Faced with this enormously detailed and incredibly tedious FX assignment, Claus would need the courage of two Captain Americas, if he hoped to make it to the finish line. "There's a famous phrase in Hollywood," he told Nebraska Magazine with a mournful sigh. "Movies are never finished, they're just abandoned!"
But the tireless artist kept plugging away on his shrink assignment … and eventually wound up winning a prestigious award for Outstanding Compositing from his admiring peers in the Visual Effects Society for the terrific job he did on "Captain America."
REFLECTING ON THE CAPTAIN AMERICA PROJECT
A Cinematic Scene: Lunch at Trastevere Perched above a steaming bowl of Gnocchi Al Pomodoro at the Trastevere Italian outdoor café in downtown Santa Monica, the 34-year-old Claus recently regaled a reporter with stories – Great Moments in FX! – about some of the film projects ("Star Trek," "Hugo," "The Social Network," "The Curious Case of Benjamin Button") on which he has worked during his seven years at LOLA VFX.
It was a warm, blue-sky afternoon in July of 2013, and the veteran "compositor" (his formal title) was explaining "just how tough" things can get during the final stages of producing a major Hollywood epic. The dialogue unfolded like this:
REPORTER: How tough is it to bring a huge project like "Captain America" to completion, when you're responsible for the visual effects?
CLAUS (thoughtful, reflective): It's very tough. The film is yours while you're working on it, as far as the visual effects are concerned … but then there's the visual effects supervisor for LOLA, and then the VFX supervisor from the studio, and then the director – and then the producers, who will sometimes have different opinions than the director. And you have to please all of them. And a lot of times, you're getting opposing notes. You know: "Make him taller; make him shorter." And you have to decide: which one am I gonna do?
So on almost every movie, there's never that moment where you say, "We're done." You keep working until the due date and do the best that you can do with the time that you are given. As artists, we can always find things to improve on our work – and we're always our own worst critics.
REPORTER (amazed, curious): Wow! That does sound pretty stressful. How about the technical side? How hard is it to use all that computer gear effectively, so that you get exactly the special effect you want, every single time?
CLAUS (chuckling, enjoying himself): Well, I'm what they call a compositor, which means that I take all of the elements of what will become the final movie image seen on screen, and I put them together in such a way that makes it look real to the audience. Generally speaking, this means working on the film frame by frame in a manner that's similar to painting – except digitally of course.
So on a project like "Captain America" … you're basically working frame by frame. And on that job, changing his body was only the beginning. Because you're also painting the shadows as you go. You're painting the highlights, making sure the smaller neck would still animate correctly when he would turn his head, or speak or swallow.
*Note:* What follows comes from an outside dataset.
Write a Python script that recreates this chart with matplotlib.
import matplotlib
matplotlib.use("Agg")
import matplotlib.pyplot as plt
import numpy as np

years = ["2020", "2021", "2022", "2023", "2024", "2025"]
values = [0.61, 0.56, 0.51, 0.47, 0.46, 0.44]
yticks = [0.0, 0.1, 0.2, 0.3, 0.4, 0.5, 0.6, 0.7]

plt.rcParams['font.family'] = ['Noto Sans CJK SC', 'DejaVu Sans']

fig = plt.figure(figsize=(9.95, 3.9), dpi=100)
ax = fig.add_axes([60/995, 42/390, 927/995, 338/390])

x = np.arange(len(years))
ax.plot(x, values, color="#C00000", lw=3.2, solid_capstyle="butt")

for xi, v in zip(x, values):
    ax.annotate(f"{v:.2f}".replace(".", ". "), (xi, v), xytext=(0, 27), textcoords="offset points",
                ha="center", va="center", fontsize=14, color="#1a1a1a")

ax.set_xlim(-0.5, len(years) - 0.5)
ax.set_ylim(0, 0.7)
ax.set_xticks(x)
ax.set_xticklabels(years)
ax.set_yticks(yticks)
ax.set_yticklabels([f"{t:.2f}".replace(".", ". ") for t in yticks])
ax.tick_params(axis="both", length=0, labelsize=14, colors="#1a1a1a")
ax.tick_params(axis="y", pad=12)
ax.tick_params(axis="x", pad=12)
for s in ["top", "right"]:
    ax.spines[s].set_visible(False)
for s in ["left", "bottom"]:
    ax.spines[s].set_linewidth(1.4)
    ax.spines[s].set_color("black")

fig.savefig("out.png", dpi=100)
Making sure that even though he [the Steve Rogers character] no longer has any muscles in his chest, you [the moviegoer] still feel that inhale and exhale.
REPORTER: You won a coveted "Outstanding Compositing" award from the Visual Effects Society for your work, and your studio, LOLA, has contributed to films that won four Academy Awards for Special Effects in recent years. Are you jaded and unimpressed by your accomplishments ... or is winning those kinds of awards still a thrill for you?
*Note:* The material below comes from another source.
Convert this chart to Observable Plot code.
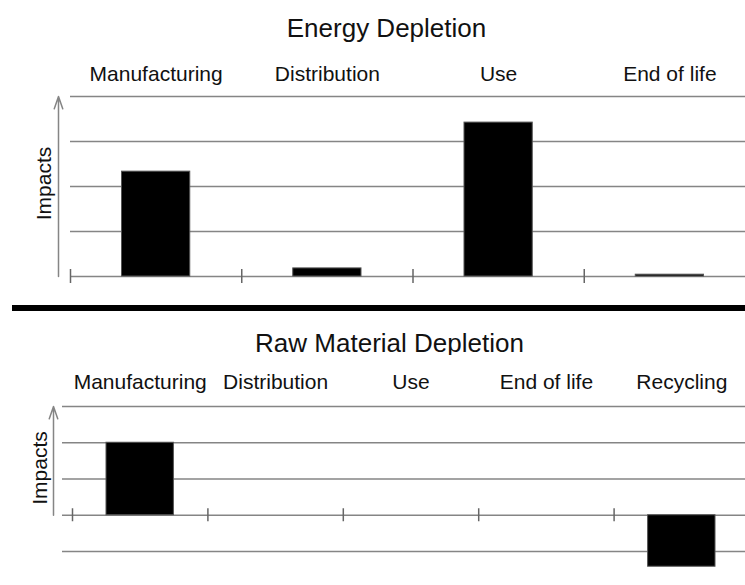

CLAUS (smiling, delighted): Well, I love movies and I love being part of making them. You know, I worked on "Star Trek" … and that was a series that I used to enjoy watching with my dad [Terry Claus, a printer and occasional art teacher, now deceased]. In fact, we would often watch "Star Trek" as a family while eating dinner. So getting to take part in the new adventures of Captain Kirk and the Enterprise, knowing how excited my dad would be about that – that was just a great feeling. And then knowing that I contributed to those Academy Awards … that was very exciting. My wife Jamie [UNL graduate Jamie McConnell] and I came out to Los Angeles from Nebraska in 2007, not long after graduation from UNL, and I was very fortunate to get my first job in the industry at LOLA. And for me that was really a dream come true.
I remember, Jamie and I watched the Academy Awards on the night when LOLA was part of the team that won an Oscar for "Benjamin Button," which I had worked on … and there were plenty of hugs, and we celebrated and it was just a great feeling. And then I called home to Lincoln, where I'd grown up starting at the age of six, after we moved there from Hastings … and I talked with my mom [a public elementary school art teacher for nearly 40 years], and she knew I had worked on the film, and she was excited about the Oscar as all moms would be.
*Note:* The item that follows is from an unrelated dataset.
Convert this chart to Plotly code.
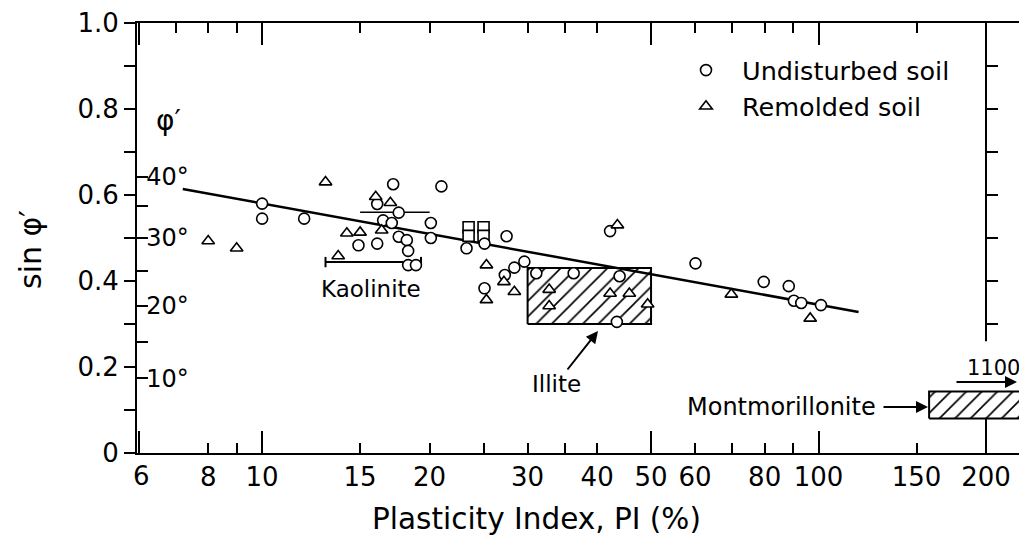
import numpy as np
import plotly.graph_objects as go

# ---------------- data ----------------
und_pi = [10.0, 10.0, 11.9, 14.9, 16.1, 16.1, 16.5, 17.1, 17.2, 17.6, 17.6, 18.2, 18.3, 18.3, 18.9,
          20.1, 20.1, 21.0, 23.3, 25.1, 25.1, 27.3, 27.5, 28.4, 29.6, 31.1, 36.3, 42.2, 43.4, 43.9,
          60.1, 79.7, 88.4, 90.3, 93.1, 101.0]
und_sin = [0.580, 0.545, 0.545, 0.483, 0.579, 0.487, 0.541, 0.535, 0.625, 0.559, 0.503, 0.495, 0.470, 0.437, 0.437,
           0.535, 0.500, 0.620, 0.476, 0.487, 0.383, 0.414, 0.504, 0.431, 0.445, 0.418, 0.418, 0.516, 0.305, 0.411,
           0.441, 0.398, 0.388, 0.354, 0.349, 0.344]

rem_pi = [8.0, 9.0, 13.0, 13.7, 14.2, 15.0, 16.0, 16.4, 17.0, 25.3, 25.3, 27.2, 28.4, 32.8, 32.8,
          42.2, 43.5, 45.7, 49.3, 69.7, 96.6]
rem_sin = [0.493, 0.476, 0.630, 0.458, 0.511, 0.513, 0.596, 0.518, 0.582, 0.437, 0.356, 0.398, 0.375, 0.380, 0.342,
           0.371, 0.530, 0.371, 0.346, 0.369, 0.313]

sq_pi = [23.5, 25.0, 23.5, 25.0]
sq_sin = [0.525, 0.525, 0.505, 0.505]

trend_pi = [7.2, 118.0]
trend_sin = [0.614, 0.328]

illite_pi = [30.0, 50.0]
illite_sin = [0.30, 0.43]

mont_pi = [158.0, 400.0]
mont_sin = [0.08, 0.143]

kaol_pi = [13.0, 19.3]
kaol_sin = 0.444

bar2_pi = [15.0, 20.0]
bar2_sin = 0.56

x_labeled = [6, 8, 10, 15, 20, 30, 40, 50, 60, 80, 100, 150, 200]
x_major = [6, 10, 50, 100, 200]
x_minor = [7, 9, 25, 35, 70, 90]
y_ticks = [0, 0.2, 0.4, 0.6, 0.8, 1.0]
y_text = ["0", "0.2", "0.4", "0.6", "0.8", "1.0"]
y_minor = [0.1, 0.3, 0.5, 0.7, 0.9]
y_right = [0.3, 0.4, 0.5, 0.6, 0.7, 0.8, 0.9]
deg_major = [10, 20, 30, 40]
deg_minor = [15, 25, 35]

# ---------------- layout geometry ----------------
FONT = "DejaVu Sans"
W, H = 1019, 543
ML, MR, MT, MB = 137, 0, 23, 90
PW = W - ML - MR
PH = H - MT - MB
RIGHT_PX = 986
d1 = (RIGHT_PX - ML) / PW
lg0, lg1 = np.log10(6), np.log10(200)
px_per_dec = (RIGHT_PX - ML) / (lg1 - lg0)
lg_end = lg0 + PW / px_per_dec
x_range = [lg0 - 0.003, lg_end]


def px(xp):
    return (xp - ML) / PW


def py(yp):
    return (H - MB - yp) / PH


BLK = "black"
fig = go.Figure()

# Illite box
fig.add_trace(go.Scatter(
    x=[illite_pi[0], illite_pi[1], illite_pi[1], illite_pi[0], illite_pi[0]],
    y=[illite_sin[0], illite_sin[0], illite_sin[1], illite_sin[1], illite_sin[0]],
    mode="lines", fill="toself", fillcolor="white",
    fillpattern=dict(shape="/", fgcolor=BLK, bgcolor="white", size=11, solidity=0.15),
    line=dict(color=BLK, width=2), showlegend=False, hoverinfo="skip"))

# Montmorillonite box (runs past the right frame)
fig.add_trace(go.Scatter(
    x=[mont_pi[0], mont_pi[1], mont_pi[1], mont_pi[0], mont_pi[0]],
    y=[mont_sin[0], mont_sin[0], mont_sin[1], mont_sin[1], mont_sin[0]],
    mode="lines", fill="toself", fillcolor="white",
    fillpattern=dict(shape="/", fgcolor=BLK, bgcolor="white", size=11, solidity=0.15),
    line=dict(color=BLK, width=2), showlegend=False, hoverinfo="skip"))

# trend line
fig.add_trace(go.Scatter(x=trend_pi, y=trend_sin, mode="lines",
                         line=dict(color=BLK, width=2.5), showlegend=False, hoverinfo="skip"))

# kaolinite range bar
cap = 0.012
fig.add_trace(go.Scatter(
    x=[kaol_pi[0], kaol_pi[0], None, kaol_pi[0], kaol_pi[1], None, kaol_pi[1], kaol_pi[1]],
    y=[kaol_sin - cap, kaol_sin + cap, None, kaol_sin, kaol_sin, None, kaol_sin - cap, kaol_sin + cap],
    mode="lines", line=dict(color=BLK, width=2), showlegend=False, hoverinfo="skip"))
# other range bar
fig.add_trace(go.Scatter(x=bar2_pi, y=[bar2_sin, bar2_sin], mode="lines",
                         line=dict(color=BLK, width=1.5), showlegend=False, hoverinfo="skip"))

# squares
fig.add_trace(go.Scatter(x=sq_pi, y=sq_sin, mode="markers",
                         marker=dict(symbol="square", size=11, color="white", line=dict(color=BLK, width=1.6)),
                         showlegend=False, hoverinfo="skip"))

# data
fig.add_trace(go.Scatter(x=und_pi, y=und_sin, mode="markers", name="Undisturbed soil",
                         marker=dict(symbol="circle", size=11, color="white", line=dict(color=BLK, width=1.6))))
fig.add_trace(go.Scatter(x=rem_pi, y=rem_sin, mode="markers", name="Remolded soil",
                         marker=dict(symbol="triangle-up", size=11, color="white", line=dict(color=BLK, width=1.6))))

# invisible traces that instantiate the helper tick axes
for xa, ya in (("x3", "y"), ("x4", "y"), ("x", "y2"), ("x", "y3")):
    fig.add_trace(go.Scatter(x=[10], y=[0.5], xaxis=xa, yaxis=ya, mode="markers",
                             marker=dict(opacity=0), showlegend=False, hoverinfo="skip"))

tickfont = dict(family=FONT, size=26, color=BLK)
tk = dict(tickwidth=2, tickcolor=BLK, showgrid=False, zeroline=False, tickmode="array")
top_short = [v for v in x_labeled + x_minor if v not in x_major]
x_ticktext = ["" if v == 6 else str(v) for v in x_labeled]

fig.update_layout(
    template="none",
    width=W, height=H, margin=dict(l=ML, r=MR, t=MT, b=MB, autoexpand=False),
    paper_bgcolor="white", plot_bgcolor="white",
    font=dict(family=FONT, color=BLK),
    xaxis=dict(type="log", domain=[0, 1], range=x_range, anchor="y",
               showline=True, linecolor=BLK, linewidth=2, mirror=True,
               ticks="inside", ticklen=10, tickvals=x_labeled, ticktext=x_ticktext,
               tickfont=tickfont, automargin=False,
               minor=dict(tickmode="array", tickvals=x_minor, ticks="inside", ticklen=10,
                          tickwidth=2, tickcolor=BLK, showgrid=False), **tk),
    xaxis3=dict(type="log", overlaying="x", range=x_range, anchor="y", side="bottom", showline=False,
                ticks="inside", ticklen=22, tickvals=x_major, showticklabels=False, automargin=False, **tk),
    xaxis4=dict(type="log", overlaying="x", range=x_range, anchor="y", side="top", showline=False,
                ticks="inside", ticklen=22, tickvals=x_major, showticklabels=False, automargin=False,
                minor=dict(tickmode="array", tickvals=top_short, ticks="inside", ticklen=10,
                           tickwidth=2, tickcolor=BLK, showgrid=False), **tk),
    yaxis=dict(range=[0, 1], domain=[0, 1], anchor="x",
               showline=True, linecolor=BLK, linewidth=2,
               ticks="outside", ticklen=11, tickvals=y_ticks, ticktext=y_text, tickfont=tickfont,
               automargin=False,
               minor=dict(tickmode="array", tickvals=y_minor, ticks="outside", ticklen=11,
                          tickwidth=2, tickcolor=BLK, showgrid=False), **tk),
    yaxis2=dict(range=[0, 1], overlaying="y", side="right", anchor="free", position=d1,
                ticks="outside", ticklen=11, tickvals=y_right, showticklabels=False,
                showline=False, automargin=False, **tk),
    yaxis3=dict(range=[0, 1], overlaying="y", side="left", anchor="x",
                ticks="inside", ticklen=11, tickvals=[np.sin(np.radians(d)) for d in deg_major],
                ticktext=[f"{d}°" for d in deg_major], ticklabelposition="inside",
                tickfont=dict(family=FONT, size=24, color=BLK),
                showline=False, automargin=False,
                minor=dict(tickmode="array", tickvals=[np.sin(np.radians(d)) for d in deg_minor],
                           ticks="inside", ticklen=11, tickwidth=2, tickcolor=BLK, showgrid=False), **tk),
    legend=dict(x=px(670), y=py(47), xanchor="left", yanchor="top",
                font=dict(family=FONT, size=25.5, color=BLK), itemwidth=62,
                bgcolor="rgba(0,0,0,0)", borderwidth=0),
    showlegend=True,
)

# right frame line, broken where the montmorillonite label sits
for y0, y1 in ((0, mont_sin[0]), (0.26, 1.0)):
    fig.add_shape(type="line", xref="paper", yref="y", x0=d1, x1=d1, y0=y0, y1=y1,
                  line=dict(color=BLK, width=2), layer="above")


def txt(s, xp, yp, size, **kw):
    d = dict(text=s, xref="paper", yref="paper", x=px(xp), y=py(yp), showarrow=False,
             xanchor="center", yanchor="middle", font=dict(family=FONT, size=size, color=BLK))
    d.update(kw)
    return d


ann = [
    txt("6", 141, 476, 26),
    txt("Plasticity Index, PI (%)", 536, 519, 29.5),
    txt("sin φ′", 30, 250, 30, textangle=-90),
    txt("φ′", 168, 121, 28),
    txt("Kaolinite", 371, 289, 23),
    txt("Illite", 598, 331, 23, showarrow=True, ax=-42, ay=53, arrowhead=2, arrowsize=1.2,
        arrowwidth=2, arrowcolor=BLK),
    txt("Montmorillonite", 878, 407, 24, xanchor="right"),
    txt("", 928, 407, 20, showarrow=True, ax=-46, ay=0, arrowhead=2, arrowsize=1.2,
        arrowwidth=2, arrowcolor=BLK),
    txt("1100", 965, 368, 21, xanchor="left"),
    txt("", 1017, 382, 20, showarrow=True, ax=-62, ay=0, arrowhead=2, arrowsize=1.2,
        arrowwidth=2, arrowcolor=BLK),
]
fig.update_layout(annotations=ann)

fig.write_html("out.html", config={"displayModeBar": False},
               post_script="document.body.style.margin='0px';")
REPORTER: That must have been a very thrilling moment. But how difficult is it to keep up with the movie industry? Is it like pro sports, where if you lose half a step, your career may be finished?
CLAUS (meditative, philosophical): Well, you really do have to keep up. I mean, you don't really have time to do on-the-job training with all the new software and things like that … because you have deadlines. That's something you have to do on your own.
REPORTER: So how tough is the pressure? Do you worry that you might fall behind, might lose your magic touch and lose your job as a visual effects specialist in Hollywood?
CLAUS (laughing, but a little uneasy, anxious): Well, I think most artists feel that at any moment they're gonna be caught as a fraud. Somebody's gonna walk in and say, "We're onto you; you don't know what you're doing and you're out of here." But it hasn't happened yet!